Over the past few years, students have helped test out the logistics of the CMC. Second-year student Jacob Gindi, who worked in the medication reconciliation pilot experience under Rennke, said the best part was getting to work with pharmacy students. “I hope this will remind me in the future that things can be changed, and a wide variety of people from different backgrounds and education levels can help to change it,” he said. “We actually matter in the system and can make a difference, as opposed to just shadowing a practicing physician.”

Coaches

A student’s faculty coach in CMC will provide teaching, guidance and feedback during the first 16 months on health systems and patient care clinical skills. Those same mentors will remain connected with students throughout their entire time in medical school in the role of Bridges Student Coaches to support personal and professional development.

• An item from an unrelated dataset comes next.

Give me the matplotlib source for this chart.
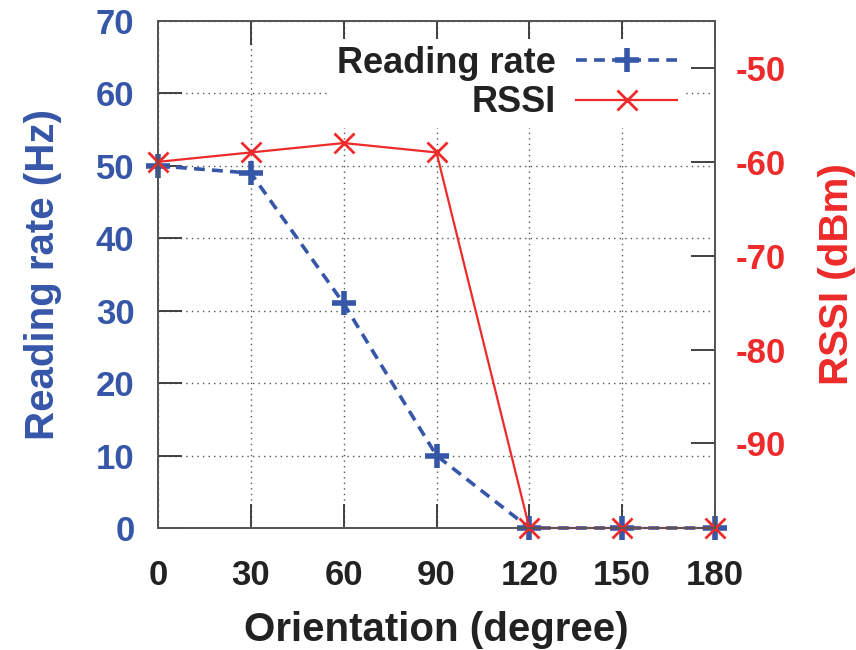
import matplotlib
matplotlib.use("Agg")
import matplotlib.pyplot as plt

plt.rcParams['font.family'] = ['Liberation Sans', 'DejaVu Sans']
plt.rcParams['font.weight'] = 'bold'
plt.rcParams['axes.unicode_minus'] = False

orientation = [0, 30, 60, 90, 120, 150, 180]
reading_rate = [50, 49, 31, 10, 0, 0, 0]
rssi = [-60, -59, -58, -59, -99, -99, -99]
xticks = [0, 30, 60, 90, 120, 150, 180]
left_ticks = [0, 10, 20, 30, 40, 50, 60, 70]
right_ticks = [-50, -60, -70, -80, -90]

BLUE = '#3656A8'
RED = '#EE2A2A'
TXT = '#222222'

fig = plt.figure(figsize=(8.56, 6.5), dpi=100)
ax = fig.add_axes([158/856, 1-528/650, 557/856, 507/650])
ax2 = ax.twinx()

ax.set_xlim(0, 180)
ax.set_ylim(0, 70)
ax2.set_ylim(-99, -45)

ax.set_xticks(xticks)
ax.set_yticks(left_ticks)
ax2.set_yticks(right_ticks)

ax.grid(True, color='#555555', linestyle=(0, (1, 3)), linewidth=1.0)
ax.set_axisbelow(True)

l1, = ax.plot(orientation, reading_rate, color=BLUE, linestyle=(0, (3, 2)), linewidth=2.6,
              marker='+', markersize=17, markeredgewidth=4, clip_on=False)
l2, = ax2.plot(orientation, rssi, color=RED, linestyle='-', linewidth=1.6,
               marker='x', markersize=14, markeredgewidth=2, clip_on=False)

for a in (ax, ax2):
    for s in a.spines.values():
        s.set_color('#555555')
        s.set_linewidth(1.3)

ax.tick_params(axis='x', direction='in', length=17, width=1.3, color='#333333',
               top=True, labelsize=25, labelcolor=TXT, pad=22)
ax.tick_params(axis='y', direction='in', length=17, width=1.3, color='#333333',
               right=False, labelsize=25, labelcolor=BLUE, pad=17)
ax2.tick_params(axis='y', direction='in', length=17, width=1.3, color='#333333',
                labelsize=25, labelcolor=RED, pad=15)
for lab in ax.get_xticklabels() + ax.get_yticklabels() + ax2.get_yticklabels():
    lab.set_fontweight('bold')

ax.set_xlabel('Orientation (degree)', fontsize=29, fontweight='bold', color=TXT, labelpad=14)
ax.set_ylabel('Reading rate (Hz)', fontsize=29, fontweight='bold', color=BLUE, labelpad=24)
ax2.set_ylabel('RSSI (dBm)', fontsize=29, fontweight='bold', color=RED, labelpad=23)

leg = ax2.legend([l1, l2], ['Reading rate', 'RSSI'], loc='upper right',
                 bbox_to_anchor=(0.945, 0.965), borderaxespad=0, markerfirst=False,
                 frameon=True, fancybox=False, framealpha=1, edgecolor='none',
                 facecolor='white', prop={'size': 26, 'weight': 'bold'},
                 handlelength=2.8, handletextpad=0.55, labelspacing=0.12, borderpad=0.2)
for t in leg.get_texts():
    t.set_color(TXT)

fig.savefig('out.png', dpi=100)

“It’s really exciting that students will be in their coaches’ clinical setting, working on quality improvement,” said Associate Dean for Competency Assessment and Professional Standards Karen Hauer, MD, who leads the coaching program. The 27 coaches will undergo specialized training sessions and foster a community of clinician educators excited about teaching and mentoring.

“By training coaches, we help a select but very diverse group of faculty understand how medicine is changing and how health professions education has to change as a result, and through them have the opportunity to influence a much broader selection of faculty” said Sandrijn van Schaik, MD, PhD, who directs faculty development for Bridges.

Clinical clerkships and science coursework have traditionally involved a degree of discontinuity for students and their teachers, as they typically work intensively for one or two months, then move to the next. What coaches will support is the development of longitudinal professional learning relationships that build trust and allow for continuous, individualized feedback.

“We really want the students to feel like someone knows them and is supporting them through their entire time in medical school,” said Hauer. “I would hope every student at graduation would say, ‘I felt known, and I felt that someone was looking out for me, and helped me be the best I could be all the way through medical school.’ ”

Fix the System

Anna Chang hopes to see our School of Medicine graduate hundreds of new physicians who lead health systems change, one important outcome at a time, by working respectfully with everyone on the healthcare team, who optimize health for individual patients as well as a group of patients, and who will never stop asking what we can do to make our patients’ lives better.

“This is the only way we are going to improve our healthcare system, which is struggling to meet our promise to society and in need of skillful leadership,” said Chang. “The more we teach medical students about our healthcare system and the colleagues they are working with, the more effective they will be at leading this much-needed change.”